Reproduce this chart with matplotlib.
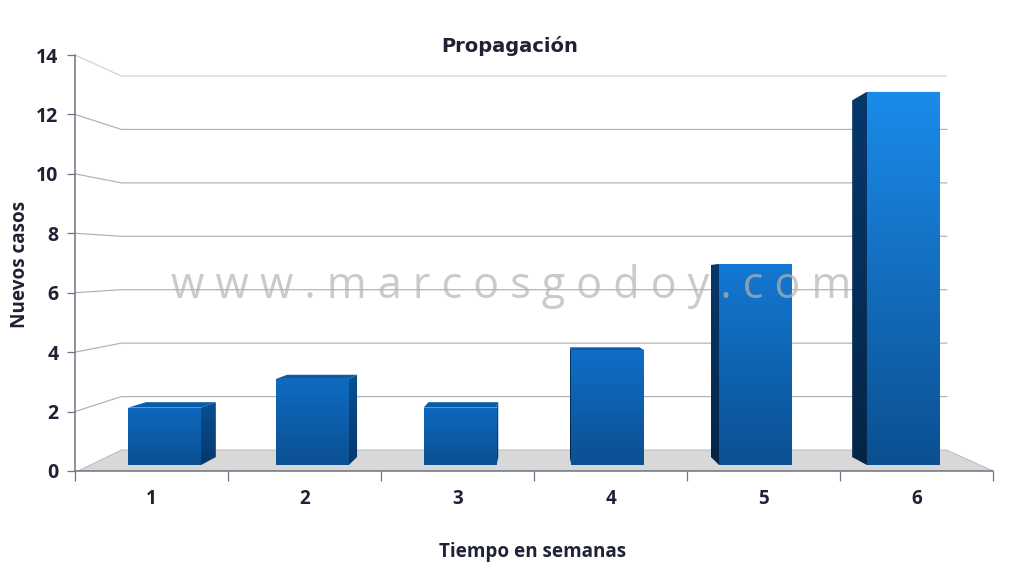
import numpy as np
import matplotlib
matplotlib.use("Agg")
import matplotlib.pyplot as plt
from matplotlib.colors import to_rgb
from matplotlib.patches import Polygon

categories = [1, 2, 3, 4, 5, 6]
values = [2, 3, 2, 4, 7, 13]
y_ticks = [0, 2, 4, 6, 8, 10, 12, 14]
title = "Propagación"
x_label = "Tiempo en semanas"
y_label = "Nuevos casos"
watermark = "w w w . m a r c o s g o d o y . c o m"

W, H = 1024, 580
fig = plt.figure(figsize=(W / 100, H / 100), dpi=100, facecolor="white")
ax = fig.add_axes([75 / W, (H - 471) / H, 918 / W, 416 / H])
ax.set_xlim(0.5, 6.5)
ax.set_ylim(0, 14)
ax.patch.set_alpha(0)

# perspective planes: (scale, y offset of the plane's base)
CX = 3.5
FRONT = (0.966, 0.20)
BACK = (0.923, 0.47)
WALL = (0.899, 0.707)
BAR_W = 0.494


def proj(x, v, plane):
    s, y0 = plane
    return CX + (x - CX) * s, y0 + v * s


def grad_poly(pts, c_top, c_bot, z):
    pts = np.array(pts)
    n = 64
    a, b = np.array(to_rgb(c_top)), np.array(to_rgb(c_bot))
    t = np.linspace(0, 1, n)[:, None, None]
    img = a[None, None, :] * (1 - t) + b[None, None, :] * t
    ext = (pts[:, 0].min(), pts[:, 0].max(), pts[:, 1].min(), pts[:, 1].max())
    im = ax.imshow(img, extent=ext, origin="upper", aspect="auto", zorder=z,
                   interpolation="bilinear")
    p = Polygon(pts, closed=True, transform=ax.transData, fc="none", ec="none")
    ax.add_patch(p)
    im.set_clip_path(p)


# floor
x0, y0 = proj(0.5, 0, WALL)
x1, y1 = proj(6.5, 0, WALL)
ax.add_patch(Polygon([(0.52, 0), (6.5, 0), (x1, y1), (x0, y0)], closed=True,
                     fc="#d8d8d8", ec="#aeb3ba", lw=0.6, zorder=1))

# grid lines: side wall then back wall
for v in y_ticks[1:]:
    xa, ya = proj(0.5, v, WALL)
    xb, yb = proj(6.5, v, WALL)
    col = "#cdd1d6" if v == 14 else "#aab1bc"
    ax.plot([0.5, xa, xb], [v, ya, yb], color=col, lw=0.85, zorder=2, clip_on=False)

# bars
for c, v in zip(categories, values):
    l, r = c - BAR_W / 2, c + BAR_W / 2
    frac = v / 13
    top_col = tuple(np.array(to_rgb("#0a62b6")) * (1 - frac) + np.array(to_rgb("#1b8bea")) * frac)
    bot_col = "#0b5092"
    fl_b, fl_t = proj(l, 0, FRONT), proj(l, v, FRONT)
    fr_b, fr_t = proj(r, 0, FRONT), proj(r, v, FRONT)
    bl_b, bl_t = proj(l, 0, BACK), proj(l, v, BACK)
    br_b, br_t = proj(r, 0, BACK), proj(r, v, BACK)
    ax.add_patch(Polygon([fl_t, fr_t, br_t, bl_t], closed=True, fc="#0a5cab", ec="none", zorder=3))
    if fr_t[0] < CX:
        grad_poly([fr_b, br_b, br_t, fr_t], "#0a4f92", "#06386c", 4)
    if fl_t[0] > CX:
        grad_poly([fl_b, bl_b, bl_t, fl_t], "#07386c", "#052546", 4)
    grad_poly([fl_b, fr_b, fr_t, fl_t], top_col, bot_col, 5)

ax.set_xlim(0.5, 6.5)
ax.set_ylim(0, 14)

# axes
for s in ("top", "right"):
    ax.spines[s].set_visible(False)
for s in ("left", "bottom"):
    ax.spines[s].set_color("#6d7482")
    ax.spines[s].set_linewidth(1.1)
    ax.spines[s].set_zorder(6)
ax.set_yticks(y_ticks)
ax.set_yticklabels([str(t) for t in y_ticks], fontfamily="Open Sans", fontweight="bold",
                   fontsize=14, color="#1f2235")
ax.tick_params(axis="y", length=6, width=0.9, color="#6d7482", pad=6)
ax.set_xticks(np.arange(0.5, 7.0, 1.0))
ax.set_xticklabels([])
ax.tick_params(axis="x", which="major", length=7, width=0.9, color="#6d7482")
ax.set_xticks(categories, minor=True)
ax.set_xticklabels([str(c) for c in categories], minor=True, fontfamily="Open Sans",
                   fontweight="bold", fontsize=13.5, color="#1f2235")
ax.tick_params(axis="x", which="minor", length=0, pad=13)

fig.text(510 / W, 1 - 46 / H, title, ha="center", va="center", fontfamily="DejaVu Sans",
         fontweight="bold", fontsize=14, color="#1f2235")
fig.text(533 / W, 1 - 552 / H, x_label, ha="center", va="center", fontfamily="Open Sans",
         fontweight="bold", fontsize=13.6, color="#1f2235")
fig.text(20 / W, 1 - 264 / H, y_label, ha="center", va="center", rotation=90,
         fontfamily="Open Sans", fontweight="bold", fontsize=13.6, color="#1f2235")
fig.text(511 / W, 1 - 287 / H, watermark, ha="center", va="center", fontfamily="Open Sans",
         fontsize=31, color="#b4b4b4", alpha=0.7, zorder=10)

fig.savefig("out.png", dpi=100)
#####
Repeat the listing above exactly from its first line to the line containing "return CX + (x - CX) * s, y0 + v * s", both included, and omit the pictures.

Reproduce this chart with matplotlib.
import numpy as np
import matplotlib
matplotlib.use("Agg")
import matplotlib.pyplot as plt
from matplotlib.colors import to_rgb
from matplotlib.patches import Polygon

categories = [1, 2, 3, 4, 5, 6]
values = [2, 3, 2, 4, 7, 13]
y_ticks = [0, 2, 4, 6, 8, 10, 12, 14]
title = "Propagación"
x_label = "Tiempo en semanas"
y_label = "Nuevos casos"
watermark = "w w w . m a r c o s g o d o y . c o m"

W, H = 1024, 580
fig = plt.figure(figsize=(W / 100, H / 100), dpi=100, facecolor="white")
ax = fig.add_axes([75 / W, (H - 471) / H, 918 / W, 416 / H])
ax.set_xlim(0.5, 6.5)
ax.set_ylim(0, 14)
ax.patch.set_alpha(0)

# perspective planes: (scale, y offset of the plane's base)
CX = 3.5
FRONT = (0.966, 0.20)
BACK = (0.923, 0.47)
WALL = (0.899, 0.707)
BAR_W = 0.494


def proj(x, v, plane):
    s, y0 = plane
    return CX + (x - CX) * s, y0 + v * s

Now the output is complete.